**Exercise**
Copy only this: the line containing "Convert this diagram to TikZ code.", the line containing "(10,355) -- (935,355);", and every line between them, exactly as written.

**Dataset entries**
========================================================================

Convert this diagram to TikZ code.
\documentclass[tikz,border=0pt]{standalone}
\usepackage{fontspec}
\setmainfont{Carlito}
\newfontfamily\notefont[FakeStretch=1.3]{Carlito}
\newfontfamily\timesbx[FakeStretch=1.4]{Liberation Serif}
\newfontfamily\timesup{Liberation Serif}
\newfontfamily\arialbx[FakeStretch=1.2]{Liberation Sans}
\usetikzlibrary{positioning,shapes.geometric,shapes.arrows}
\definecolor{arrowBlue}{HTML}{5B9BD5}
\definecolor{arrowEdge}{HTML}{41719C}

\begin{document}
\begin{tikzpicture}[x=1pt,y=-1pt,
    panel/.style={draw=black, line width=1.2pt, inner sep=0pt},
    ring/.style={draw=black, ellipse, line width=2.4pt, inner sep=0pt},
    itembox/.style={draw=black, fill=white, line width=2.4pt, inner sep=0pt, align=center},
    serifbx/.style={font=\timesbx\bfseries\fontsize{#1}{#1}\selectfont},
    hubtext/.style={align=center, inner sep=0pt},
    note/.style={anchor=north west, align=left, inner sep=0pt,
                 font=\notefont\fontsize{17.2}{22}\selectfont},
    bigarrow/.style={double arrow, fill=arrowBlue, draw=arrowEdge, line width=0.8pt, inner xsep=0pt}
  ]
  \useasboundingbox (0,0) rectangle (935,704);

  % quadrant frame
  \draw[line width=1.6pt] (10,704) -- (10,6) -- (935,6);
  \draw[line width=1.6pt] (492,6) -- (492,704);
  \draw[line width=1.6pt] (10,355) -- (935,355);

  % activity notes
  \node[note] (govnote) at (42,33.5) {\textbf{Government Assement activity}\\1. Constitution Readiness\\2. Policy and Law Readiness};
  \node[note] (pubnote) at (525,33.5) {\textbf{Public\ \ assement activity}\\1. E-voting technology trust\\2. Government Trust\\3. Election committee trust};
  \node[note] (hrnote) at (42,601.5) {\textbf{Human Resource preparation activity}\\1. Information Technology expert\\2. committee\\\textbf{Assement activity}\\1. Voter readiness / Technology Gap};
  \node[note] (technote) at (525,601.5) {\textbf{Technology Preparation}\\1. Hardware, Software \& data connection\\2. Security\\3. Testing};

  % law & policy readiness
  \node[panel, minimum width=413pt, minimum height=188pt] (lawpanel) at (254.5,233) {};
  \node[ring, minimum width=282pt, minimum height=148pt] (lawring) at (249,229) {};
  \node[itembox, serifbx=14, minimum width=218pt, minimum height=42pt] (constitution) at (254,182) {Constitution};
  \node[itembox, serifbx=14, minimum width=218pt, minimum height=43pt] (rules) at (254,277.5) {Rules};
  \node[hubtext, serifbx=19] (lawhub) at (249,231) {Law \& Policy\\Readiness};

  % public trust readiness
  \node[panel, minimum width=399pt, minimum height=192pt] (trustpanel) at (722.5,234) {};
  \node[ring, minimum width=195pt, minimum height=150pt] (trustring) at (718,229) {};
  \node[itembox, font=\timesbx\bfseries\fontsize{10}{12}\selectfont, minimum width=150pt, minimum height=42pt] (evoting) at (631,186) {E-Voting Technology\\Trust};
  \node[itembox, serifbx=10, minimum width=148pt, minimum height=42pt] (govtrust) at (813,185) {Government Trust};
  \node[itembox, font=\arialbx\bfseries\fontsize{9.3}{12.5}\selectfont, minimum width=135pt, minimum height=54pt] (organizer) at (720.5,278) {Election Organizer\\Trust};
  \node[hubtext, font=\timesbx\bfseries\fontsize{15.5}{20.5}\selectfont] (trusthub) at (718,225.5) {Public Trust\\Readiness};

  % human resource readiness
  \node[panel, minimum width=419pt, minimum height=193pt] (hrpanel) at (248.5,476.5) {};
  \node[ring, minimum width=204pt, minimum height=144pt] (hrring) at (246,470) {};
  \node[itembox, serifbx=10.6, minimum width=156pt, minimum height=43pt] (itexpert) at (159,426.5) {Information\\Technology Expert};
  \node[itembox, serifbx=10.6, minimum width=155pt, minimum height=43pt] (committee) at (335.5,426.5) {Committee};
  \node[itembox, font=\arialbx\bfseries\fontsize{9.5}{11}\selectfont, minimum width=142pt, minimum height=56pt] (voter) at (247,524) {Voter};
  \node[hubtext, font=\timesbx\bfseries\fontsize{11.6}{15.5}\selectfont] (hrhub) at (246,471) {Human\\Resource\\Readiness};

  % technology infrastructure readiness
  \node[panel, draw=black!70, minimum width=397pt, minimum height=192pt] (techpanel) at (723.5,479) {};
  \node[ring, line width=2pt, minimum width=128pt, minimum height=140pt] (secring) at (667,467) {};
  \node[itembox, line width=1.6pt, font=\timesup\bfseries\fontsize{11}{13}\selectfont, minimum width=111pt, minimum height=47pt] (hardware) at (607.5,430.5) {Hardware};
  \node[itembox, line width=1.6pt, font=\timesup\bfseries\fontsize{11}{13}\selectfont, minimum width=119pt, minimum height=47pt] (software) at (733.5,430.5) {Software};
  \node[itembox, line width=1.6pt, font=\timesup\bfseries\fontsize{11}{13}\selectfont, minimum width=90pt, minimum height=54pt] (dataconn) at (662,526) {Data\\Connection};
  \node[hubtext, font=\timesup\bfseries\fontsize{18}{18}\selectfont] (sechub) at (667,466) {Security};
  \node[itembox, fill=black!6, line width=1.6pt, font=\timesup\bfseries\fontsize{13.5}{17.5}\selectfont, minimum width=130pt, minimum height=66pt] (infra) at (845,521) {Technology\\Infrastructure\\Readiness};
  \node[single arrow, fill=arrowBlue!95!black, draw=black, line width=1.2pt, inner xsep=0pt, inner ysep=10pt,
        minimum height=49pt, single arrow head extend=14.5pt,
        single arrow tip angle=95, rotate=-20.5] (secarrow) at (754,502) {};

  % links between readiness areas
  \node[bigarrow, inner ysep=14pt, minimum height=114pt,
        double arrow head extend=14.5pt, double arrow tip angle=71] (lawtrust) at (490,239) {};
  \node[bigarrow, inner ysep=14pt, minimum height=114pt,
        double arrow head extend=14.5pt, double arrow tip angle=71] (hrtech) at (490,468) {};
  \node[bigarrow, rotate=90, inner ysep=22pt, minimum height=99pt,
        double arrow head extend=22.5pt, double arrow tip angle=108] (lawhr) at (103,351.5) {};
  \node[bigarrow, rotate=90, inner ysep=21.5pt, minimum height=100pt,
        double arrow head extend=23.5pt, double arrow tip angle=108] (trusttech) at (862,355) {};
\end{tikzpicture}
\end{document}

========================================================================

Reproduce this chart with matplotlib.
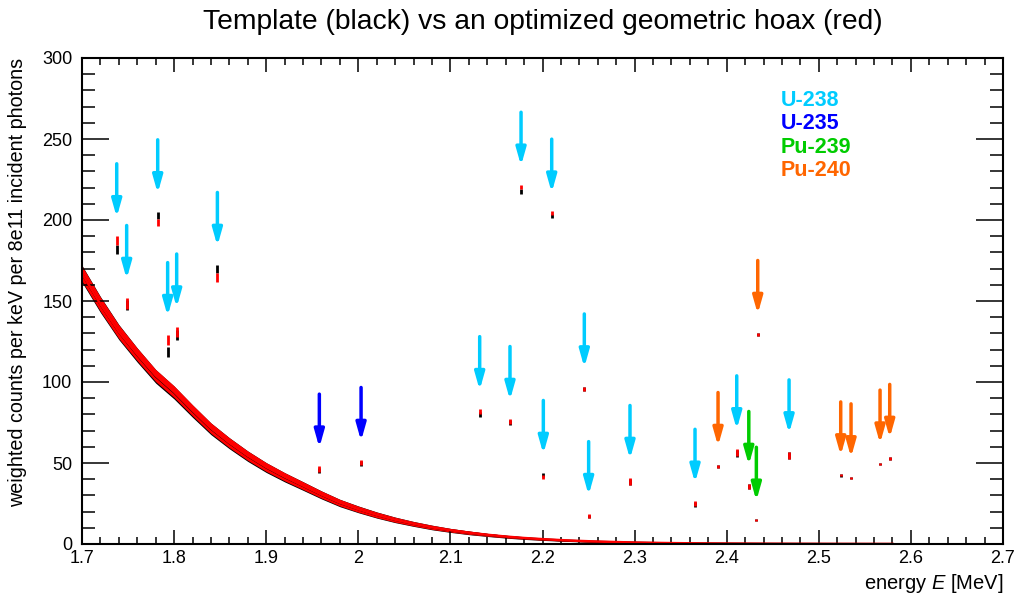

========================================================================

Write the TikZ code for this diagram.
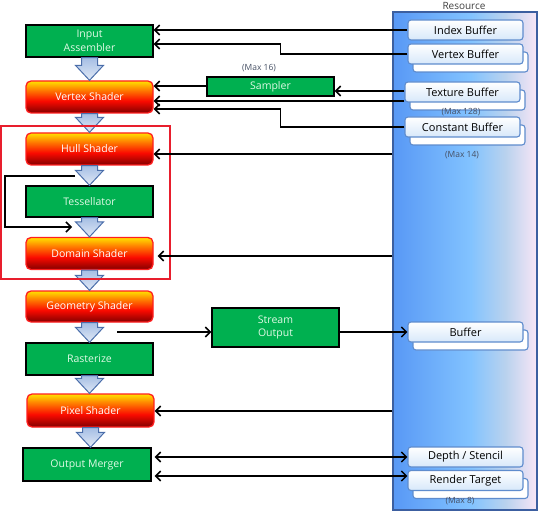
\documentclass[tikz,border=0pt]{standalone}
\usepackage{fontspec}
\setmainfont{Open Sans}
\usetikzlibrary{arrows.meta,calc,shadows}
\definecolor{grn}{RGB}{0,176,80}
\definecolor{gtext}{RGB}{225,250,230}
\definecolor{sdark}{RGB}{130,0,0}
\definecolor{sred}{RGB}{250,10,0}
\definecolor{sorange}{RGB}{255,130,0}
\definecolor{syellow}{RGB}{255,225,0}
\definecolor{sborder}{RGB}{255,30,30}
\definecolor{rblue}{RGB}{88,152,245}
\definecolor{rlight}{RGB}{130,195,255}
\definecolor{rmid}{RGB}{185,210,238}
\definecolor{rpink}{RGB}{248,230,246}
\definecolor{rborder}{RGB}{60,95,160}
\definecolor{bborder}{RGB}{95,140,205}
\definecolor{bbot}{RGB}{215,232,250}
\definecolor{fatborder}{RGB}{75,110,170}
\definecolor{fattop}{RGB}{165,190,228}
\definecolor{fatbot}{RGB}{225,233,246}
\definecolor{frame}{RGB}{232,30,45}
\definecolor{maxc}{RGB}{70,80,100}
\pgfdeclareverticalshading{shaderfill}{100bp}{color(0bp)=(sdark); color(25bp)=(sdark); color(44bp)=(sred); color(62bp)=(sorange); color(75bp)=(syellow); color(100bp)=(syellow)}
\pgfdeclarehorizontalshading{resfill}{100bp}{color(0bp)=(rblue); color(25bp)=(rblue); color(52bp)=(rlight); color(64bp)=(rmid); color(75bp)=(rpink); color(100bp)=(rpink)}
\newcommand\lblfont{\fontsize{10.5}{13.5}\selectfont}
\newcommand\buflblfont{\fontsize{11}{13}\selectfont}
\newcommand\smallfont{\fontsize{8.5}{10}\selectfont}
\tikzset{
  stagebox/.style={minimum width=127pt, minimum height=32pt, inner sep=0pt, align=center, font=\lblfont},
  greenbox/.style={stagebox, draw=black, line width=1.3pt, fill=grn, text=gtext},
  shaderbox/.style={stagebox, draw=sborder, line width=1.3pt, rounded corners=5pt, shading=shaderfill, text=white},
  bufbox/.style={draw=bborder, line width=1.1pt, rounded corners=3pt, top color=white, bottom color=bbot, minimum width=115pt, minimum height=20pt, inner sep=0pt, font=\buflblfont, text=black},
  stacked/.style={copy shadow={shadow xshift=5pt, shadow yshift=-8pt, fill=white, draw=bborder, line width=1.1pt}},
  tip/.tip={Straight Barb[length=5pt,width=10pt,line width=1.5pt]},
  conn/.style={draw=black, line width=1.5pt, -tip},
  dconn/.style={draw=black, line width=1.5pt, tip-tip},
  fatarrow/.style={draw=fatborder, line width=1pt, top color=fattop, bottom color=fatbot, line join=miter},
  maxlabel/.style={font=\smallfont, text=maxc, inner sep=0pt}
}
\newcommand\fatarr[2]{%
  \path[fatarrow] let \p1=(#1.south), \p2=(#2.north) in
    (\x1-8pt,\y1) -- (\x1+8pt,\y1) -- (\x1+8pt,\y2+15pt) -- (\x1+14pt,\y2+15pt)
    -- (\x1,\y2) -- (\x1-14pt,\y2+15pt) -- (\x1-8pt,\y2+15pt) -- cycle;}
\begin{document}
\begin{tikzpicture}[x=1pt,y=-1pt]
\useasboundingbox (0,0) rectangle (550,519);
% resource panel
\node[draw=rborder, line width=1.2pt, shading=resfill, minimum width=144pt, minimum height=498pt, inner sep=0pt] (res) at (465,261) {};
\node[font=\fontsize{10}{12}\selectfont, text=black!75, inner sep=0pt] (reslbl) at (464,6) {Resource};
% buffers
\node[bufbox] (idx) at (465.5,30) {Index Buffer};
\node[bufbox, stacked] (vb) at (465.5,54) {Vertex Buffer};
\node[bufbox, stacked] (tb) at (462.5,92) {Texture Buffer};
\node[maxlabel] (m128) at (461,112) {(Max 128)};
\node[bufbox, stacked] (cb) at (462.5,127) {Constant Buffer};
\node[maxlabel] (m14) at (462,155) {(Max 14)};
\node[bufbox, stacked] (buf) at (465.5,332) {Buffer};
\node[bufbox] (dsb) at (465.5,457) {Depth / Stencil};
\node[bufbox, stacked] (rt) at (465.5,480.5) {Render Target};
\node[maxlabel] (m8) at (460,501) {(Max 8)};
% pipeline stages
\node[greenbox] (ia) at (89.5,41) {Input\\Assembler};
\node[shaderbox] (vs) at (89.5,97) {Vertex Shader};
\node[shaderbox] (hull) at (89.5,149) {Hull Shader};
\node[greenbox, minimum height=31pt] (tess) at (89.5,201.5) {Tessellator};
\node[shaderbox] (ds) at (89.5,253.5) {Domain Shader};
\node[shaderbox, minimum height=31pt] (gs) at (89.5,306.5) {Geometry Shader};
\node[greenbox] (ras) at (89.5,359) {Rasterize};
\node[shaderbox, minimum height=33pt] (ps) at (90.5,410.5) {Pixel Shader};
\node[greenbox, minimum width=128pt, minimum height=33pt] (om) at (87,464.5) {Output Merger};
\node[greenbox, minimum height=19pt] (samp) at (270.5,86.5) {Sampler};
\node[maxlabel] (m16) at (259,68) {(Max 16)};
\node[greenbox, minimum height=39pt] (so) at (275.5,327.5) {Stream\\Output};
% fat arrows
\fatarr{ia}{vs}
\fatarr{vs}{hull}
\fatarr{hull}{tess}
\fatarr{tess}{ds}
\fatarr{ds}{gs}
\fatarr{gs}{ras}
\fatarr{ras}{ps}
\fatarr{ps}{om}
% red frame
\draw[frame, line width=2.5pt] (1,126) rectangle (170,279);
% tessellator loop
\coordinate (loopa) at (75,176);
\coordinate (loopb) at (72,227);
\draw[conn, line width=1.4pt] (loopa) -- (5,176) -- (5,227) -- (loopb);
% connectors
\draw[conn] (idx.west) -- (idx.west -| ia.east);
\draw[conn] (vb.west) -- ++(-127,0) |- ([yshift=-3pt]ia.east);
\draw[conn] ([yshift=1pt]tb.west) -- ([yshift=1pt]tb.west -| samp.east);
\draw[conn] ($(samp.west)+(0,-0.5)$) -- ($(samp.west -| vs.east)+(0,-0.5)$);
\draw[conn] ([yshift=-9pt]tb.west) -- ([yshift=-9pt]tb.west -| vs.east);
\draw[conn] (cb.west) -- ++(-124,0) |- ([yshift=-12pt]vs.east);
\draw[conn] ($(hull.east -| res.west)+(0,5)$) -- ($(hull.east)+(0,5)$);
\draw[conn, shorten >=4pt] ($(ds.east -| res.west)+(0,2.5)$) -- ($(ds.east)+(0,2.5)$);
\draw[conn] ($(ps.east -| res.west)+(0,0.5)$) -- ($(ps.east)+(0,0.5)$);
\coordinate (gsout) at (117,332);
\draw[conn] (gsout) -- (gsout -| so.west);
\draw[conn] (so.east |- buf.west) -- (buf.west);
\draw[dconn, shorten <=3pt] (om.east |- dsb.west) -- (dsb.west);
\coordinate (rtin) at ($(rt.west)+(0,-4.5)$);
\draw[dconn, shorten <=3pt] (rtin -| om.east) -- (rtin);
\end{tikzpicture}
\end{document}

========================================================================

**Solved exercise**
Convert this diagram to TikZ code.
\documentclass[tikz,border=0pt]{standalone}
\usepackage{fontspec}
\setmainfont{Carlito}
\newfontfamily\notefont[FakeStretch=1.3]{Carlito}
\newfontfamily\timesbx[FakeStretch=1.4]{Liberation Serif}
\newfontfamily\timesup{Liberation Serif}
\newfontfamily\arialbx[FakeStretch=1.2]{Liberation Sans}
\usetikzlibrary{positioning,shapes.geometric,shapes.arrows}
\definecolor{arrowBlue}{HTML}{5B9BD5}
\definecolor{arrowEdge}{HTML}{41719C}

\begin{document}
\begin{tikzpicture}[x=1pt,y=-1pt,
    panel/.style={draw=black, line width=1.2pt, inner sep=0pt},
    ring/.style={draw=black, ellipse, line width=2.4pt, inner sep=0pt},
    itembox/.style={draw=black, fill=white, line width=2.4pt, inner sep=0pt, align=center},
    serifbx/.style={font=\timesbx\bfseries\fontsize{#1}{#1}\selectfont},
    hubtext/.style={align=center, inner sep=0pt},
    note/.style={anchor=north west, align=left, inner sep=0pt,
                 font=\notefont\fontsize{17.2}{22}\selectfont},
    bigarrow/.style={double arrow, fill=arrowBlue, draw=arrowEdge, line width=0.8pt, inner xsep=0pt}
  ]
  \useasboundingbox (0,0) rectangle (935,704);

  % quadrant frame
  \draw[line width=1.6pt] (10,704) -- (10,6) -- (935,6);
  \draw[line width=1.6pt] (492,6) -- (492,704);
  \draw[line width=1.6pt] (10,355) -- (935,355);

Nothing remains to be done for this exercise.